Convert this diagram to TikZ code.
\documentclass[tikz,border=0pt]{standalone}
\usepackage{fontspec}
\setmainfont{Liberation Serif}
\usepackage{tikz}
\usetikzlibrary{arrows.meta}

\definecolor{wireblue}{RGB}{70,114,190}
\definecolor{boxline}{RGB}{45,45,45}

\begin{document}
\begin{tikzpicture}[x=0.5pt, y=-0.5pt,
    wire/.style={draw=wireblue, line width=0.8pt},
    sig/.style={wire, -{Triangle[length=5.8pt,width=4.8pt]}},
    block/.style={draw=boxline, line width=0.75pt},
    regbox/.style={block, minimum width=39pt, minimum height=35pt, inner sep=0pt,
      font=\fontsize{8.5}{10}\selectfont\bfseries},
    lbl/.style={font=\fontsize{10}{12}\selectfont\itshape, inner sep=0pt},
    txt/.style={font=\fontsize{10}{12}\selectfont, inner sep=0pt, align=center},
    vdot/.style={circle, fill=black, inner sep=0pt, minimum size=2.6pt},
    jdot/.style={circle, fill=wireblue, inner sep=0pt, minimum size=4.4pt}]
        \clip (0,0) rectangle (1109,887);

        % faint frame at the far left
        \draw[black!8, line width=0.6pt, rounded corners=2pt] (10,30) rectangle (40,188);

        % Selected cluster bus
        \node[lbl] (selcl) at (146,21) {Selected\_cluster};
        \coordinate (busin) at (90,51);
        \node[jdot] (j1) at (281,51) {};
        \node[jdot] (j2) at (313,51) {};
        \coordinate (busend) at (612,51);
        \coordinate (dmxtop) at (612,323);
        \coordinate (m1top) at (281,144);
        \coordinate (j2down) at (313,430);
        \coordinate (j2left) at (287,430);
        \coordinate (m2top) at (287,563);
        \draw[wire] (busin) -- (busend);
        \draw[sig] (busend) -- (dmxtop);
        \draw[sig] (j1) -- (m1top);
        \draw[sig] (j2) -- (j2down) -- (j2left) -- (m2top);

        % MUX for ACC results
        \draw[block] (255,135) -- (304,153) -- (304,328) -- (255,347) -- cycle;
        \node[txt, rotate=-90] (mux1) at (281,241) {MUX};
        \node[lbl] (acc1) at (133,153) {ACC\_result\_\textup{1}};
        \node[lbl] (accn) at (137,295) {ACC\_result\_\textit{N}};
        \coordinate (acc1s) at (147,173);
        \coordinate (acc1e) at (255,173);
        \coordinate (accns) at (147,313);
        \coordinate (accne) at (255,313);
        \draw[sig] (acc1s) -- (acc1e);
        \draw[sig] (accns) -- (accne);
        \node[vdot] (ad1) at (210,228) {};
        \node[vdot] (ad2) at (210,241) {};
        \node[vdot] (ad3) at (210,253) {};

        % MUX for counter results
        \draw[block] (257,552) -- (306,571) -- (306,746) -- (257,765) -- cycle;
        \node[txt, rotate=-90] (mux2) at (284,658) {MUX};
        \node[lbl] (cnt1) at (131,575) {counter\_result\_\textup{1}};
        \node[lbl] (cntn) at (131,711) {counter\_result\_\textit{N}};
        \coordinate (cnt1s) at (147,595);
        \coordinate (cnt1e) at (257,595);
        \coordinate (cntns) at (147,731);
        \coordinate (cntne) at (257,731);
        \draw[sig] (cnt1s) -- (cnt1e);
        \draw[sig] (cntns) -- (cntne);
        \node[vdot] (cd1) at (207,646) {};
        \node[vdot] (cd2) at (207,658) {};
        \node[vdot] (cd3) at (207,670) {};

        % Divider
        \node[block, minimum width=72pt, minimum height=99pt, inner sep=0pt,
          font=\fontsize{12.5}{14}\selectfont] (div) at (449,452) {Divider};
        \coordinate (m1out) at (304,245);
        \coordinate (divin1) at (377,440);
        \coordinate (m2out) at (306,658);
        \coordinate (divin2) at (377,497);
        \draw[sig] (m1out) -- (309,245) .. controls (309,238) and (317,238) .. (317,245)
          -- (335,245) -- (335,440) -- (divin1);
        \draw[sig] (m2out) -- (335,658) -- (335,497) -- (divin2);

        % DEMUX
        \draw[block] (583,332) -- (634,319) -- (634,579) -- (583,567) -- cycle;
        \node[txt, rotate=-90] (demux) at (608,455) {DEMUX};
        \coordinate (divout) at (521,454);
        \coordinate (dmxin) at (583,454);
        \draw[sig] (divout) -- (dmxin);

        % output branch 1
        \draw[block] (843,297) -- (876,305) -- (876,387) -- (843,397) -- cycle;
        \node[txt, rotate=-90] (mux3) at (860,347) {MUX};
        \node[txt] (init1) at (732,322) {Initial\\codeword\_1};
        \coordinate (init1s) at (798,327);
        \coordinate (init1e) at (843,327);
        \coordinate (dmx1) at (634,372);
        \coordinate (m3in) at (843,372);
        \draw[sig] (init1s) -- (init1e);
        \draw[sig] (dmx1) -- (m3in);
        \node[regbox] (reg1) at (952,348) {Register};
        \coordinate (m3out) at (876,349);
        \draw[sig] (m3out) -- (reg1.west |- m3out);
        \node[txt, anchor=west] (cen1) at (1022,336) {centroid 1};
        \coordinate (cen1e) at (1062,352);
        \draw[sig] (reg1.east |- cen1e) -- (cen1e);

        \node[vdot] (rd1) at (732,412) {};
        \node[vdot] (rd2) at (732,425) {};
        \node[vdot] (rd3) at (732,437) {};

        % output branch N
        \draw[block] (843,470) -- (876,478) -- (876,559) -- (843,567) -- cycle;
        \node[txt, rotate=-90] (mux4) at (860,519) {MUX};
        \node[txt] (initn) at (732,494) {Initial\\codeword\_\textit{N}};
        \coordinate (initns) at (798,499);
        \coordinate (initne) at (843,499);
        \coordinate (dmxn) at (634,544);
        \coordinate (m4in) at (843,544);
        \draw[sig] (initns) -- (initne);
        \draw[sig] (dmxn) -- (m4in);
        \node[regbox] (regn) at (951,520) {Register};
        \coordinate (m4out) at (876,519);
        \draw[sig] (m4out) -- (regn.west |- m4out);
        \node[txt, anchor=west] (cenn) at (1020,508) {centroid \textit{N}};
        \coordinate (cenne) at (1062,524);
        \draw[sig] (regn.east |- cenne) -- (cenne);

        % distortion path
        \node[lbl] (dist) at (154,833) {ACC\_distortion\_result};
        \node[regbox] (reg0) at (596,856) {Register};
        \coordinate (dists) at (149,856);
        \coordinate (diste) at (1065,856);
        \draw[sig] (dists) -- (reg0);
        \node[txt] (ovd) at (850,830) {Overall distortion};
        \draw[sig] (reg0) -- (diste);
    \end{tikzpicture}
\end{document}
________________
Aim of the exercise:
Give the listing again, word for word.

Response to the task:
Convert this diagram to TikZ code.
\documentclass[tikz,border=0pt]{standalone}
\usepackage{fontspec}
\setmainfont{Liberation Serif}
\usepackage{tikz}
\usetikzlibrary{arrows.meta}

\definecolor{wireblue}{RGB}{70,114,190}
\definecolor{boxline}{RGB}{45,45,45}

\begin{document}
\begin{tikzpicture}[x=0.5pt, y=-0.5pt,
    wire/.style={draw=wireblue, line width=0.8pt},
    sig/.style={wire, -{Triangle[length=5.8pt,width=4.8pt]}},
    block/.style={draw=boxline, line width=0.75pt},
    regbox/.style={block, minimum width=39pt, minimum height=35pt, inner sep=0pt,
      font=\fontsize{8.5}{10}\selectfont\bfseries},
    lbl/.style={font=\fontsize{10}{12}\selectfont\itshape, inner sep=0pt},
    txt/.style={font=\fontsize{10}{12}\selectfont, inner sep=0pt, align=center},
    vdot/.style={circle, fill=black, inner sep=0pt, minimum size=2.6pt},
    jdot/.style={circle, fill=wireblue, inner sep=0pt, minimum size=4.4pt}]
        \clip (0,0) rectangle (1109,887);

        % faint frame at the far left
        \draw[black!8, line width=0.6pt, rounded corners=2pt] (10,30) rectangle (40,188);

        % Selected cluster bus
        \node[lbl] (selcl) at (146,21) {Selected\_cluster};
        \coordinate (busin) at (90,51);
        \node[jdot] (j1) at (281,51) {};
        \node[jdot] (j2) at (313,51) {};
        \coordinate (busend) at (612,51);
        \coordinate (dmxtop) at (612,323);
        \coordinate (m1top) at (281,144);
        \coordinate (j2down) at (313,430);
        \coordinate (j2left) at (287,430);
        \coordinate (m2top) at (287,563);
        \draw[wire] (busin) -- (busend);
        \draw[sig] (busend) -- (dmxtop);
        \draw[sig] (j1) -- (m1top);
        \draw[sig] (j2) -- (j2down) -- (j2left) -- (m2top);

        % MUX for ACC results
        \draw[block] (255,135) -- (304,153) -- (304,328) -- (255,347) -- cycle;
        \node[txt, rotate=-90] (mux1) at (281,241) {MUX};
        \node[lbl] (acc1) at (133,153) {ACC\_result\_\textup{1}};
        \node[lbl] (accn) at (137,295) {ACC\_result\_\textit{N}};
        \coordinate (acc1s) at (147,173);
        \coordinate (acc1e) at (255,173);
        \coordinate (accns) at (147,313);
        \coordinate (accne) at (255,313);
        \draw[sig] (acc1s) -- (acc1e);
        \draw[sig] (accns) -- (accne);
        \node[vdot] (ad1) at (210,228) {};
        \node[vdot] (ad2) at (210,241) {};
        \node[vdot] (ad3) at (210,253) {};

        % MUX for counter results
        \draw[block] (257,552) -- (306,571) -- (306,746) -- (257,765) -- cycle;
        \node[txt, rotate=-90] (mux2) at (284,658) {MUX};
        \node[lbl] (cnt1) at (131,575) {counter\_result\_\textup{1}};
        \node[lbl] (cntn) at (131,711) {counter\_result\_\textit{N}};
        \coordinate (cnt1s) at (147,595);
        \coordinate (cnt1e) at (257,595);
        \coordinate (cntns) at (147,731);
        \coordinate (cntne) at (257,731);
        \draw[sig] (cnt1s) -- (cnt1e);
        \draw[sig] (cntns) -- (cntne);
        \node[vdot] (cd1) at (207,646) {};
        \node[vdot] (cd2) at (207,658) {};
        \node[vdot] (cd3) at (207,670) {};

        % Divider
        \node[block, minimum width=72pt, minimum height=99pt, inner sep=0pt,
          font=\fontsize{12.5}{14}\selectfont] (div) at (449,452) {Divider};
        \coordinate (m1out) at (304,245);
        \coordinate (divin1) at (377,440);
        \coordinate (m2out) at (306,658);
        \coordinate (divin2) at (377,497);
        \draw[sig] (m1out) -- (309,245) .. controls (309,238) and (317,238) .. (317,245)
          -- (335,245) -- (335,440) -- (divin1);
        \draw[sig] (m2out) -- (335,658) -- (335,497) -- (divin2);

        % DEMUX
        \draw[block] (583,332) -- (634,319) -- (634,579) -- (583,567) -- cycle;
        \node[txt, rotate=-90] (demux) at (608,455) {DEMUX};
        \coordinate (divout) at (521,454);
        \coordinate (dmxin) at (583,454);
        \draw[sig] (divout) -- (dmxin);

        % output branch 1
        \draw[block] (843,297) -- (876,305) -- (876,387) -- (843,397) -- cycle;
        \node[txt, rotate=-90] (mux3) at (860,347) {MUX};
        \node[txt] (init1) at (732,322) {Initial\\codeword\_1};
        \coordinate (init1s) at (798,327);
        \coordinate (init1e) at (843,327);
        \coordinate (dmx1) at (634,372);
        \coordinate (m3in) at (843,372);
        \draw[sig] (init1s) -- (init1e);
        \draw[sig] (dmx1) -- (m3in);
        \node[regbox] (reg1) at (952,348) {Register};
        \coordinate (m3out) at (876,349);
        \draw[sig] (m3out) -- (reg1.west |- m3out);
        \node[txt, anchor=west] (cen1) at (1022,336) {centroid 1};
        \coordinate (cen1e) at (1062,352);
        \draw[sig] (reg1.east |- cen1e) -- (cen1e);

        \node[vdot] (rd1) at (732,412) {};
        \node[vdot] (rd2) at (732,425) {};
        \node[vdot] (rd3) at (732,437) {};

        % output branch N
        \draw[block] (843,470) -- (876,478) -- (876,559) -- (843,567) -- cycle;
        \node[txt, rotate=-90] (mux4) at (860,519) {MUX};
        \node[txt] (initn) at (732,494) {Initial\\codeword\_\textit{N}};
        \coordinate (initns) at (798,499);
        \coordinate (initne) at (843,499);
        \coordinate (dmxn) at (634,544);
        \coordinate (m4in) at (843,544);
        \draw[sig] (initns) -- (initne);
        \draw[sig] (dmxn) -- (m4in);
        \node[regbox] (regn) at (951,520) {Register};
        \coordinate (m4out) at (876,519);
        \draw[sig] (m4out) -- (regn.west |- m4out);
        \node[txt, anchor=west] (cenn) at (1020,508) {centroid \textit{N}};
        \coordinate (cenne) at (1062,524);
        \draw[sig] (regn.east |- cenne) -- (cenne);

        % distortion path
        \node[lbl] (dist) at (154,833) {ACC\_distortion\_result};
        \node[regbox] (reg0) at (596,856) {Register};
        \coordinate (dists) at (149,856);
        \coordinate (diste) at (1065,856);
        \draw[sig] (dists) -- (reg0);
        \node[txt] (ovd) at (850,830) {Overall distortion};
        \draw[sig] (reg0) -- (diste);
    \end{tikzpicture}
\end{document}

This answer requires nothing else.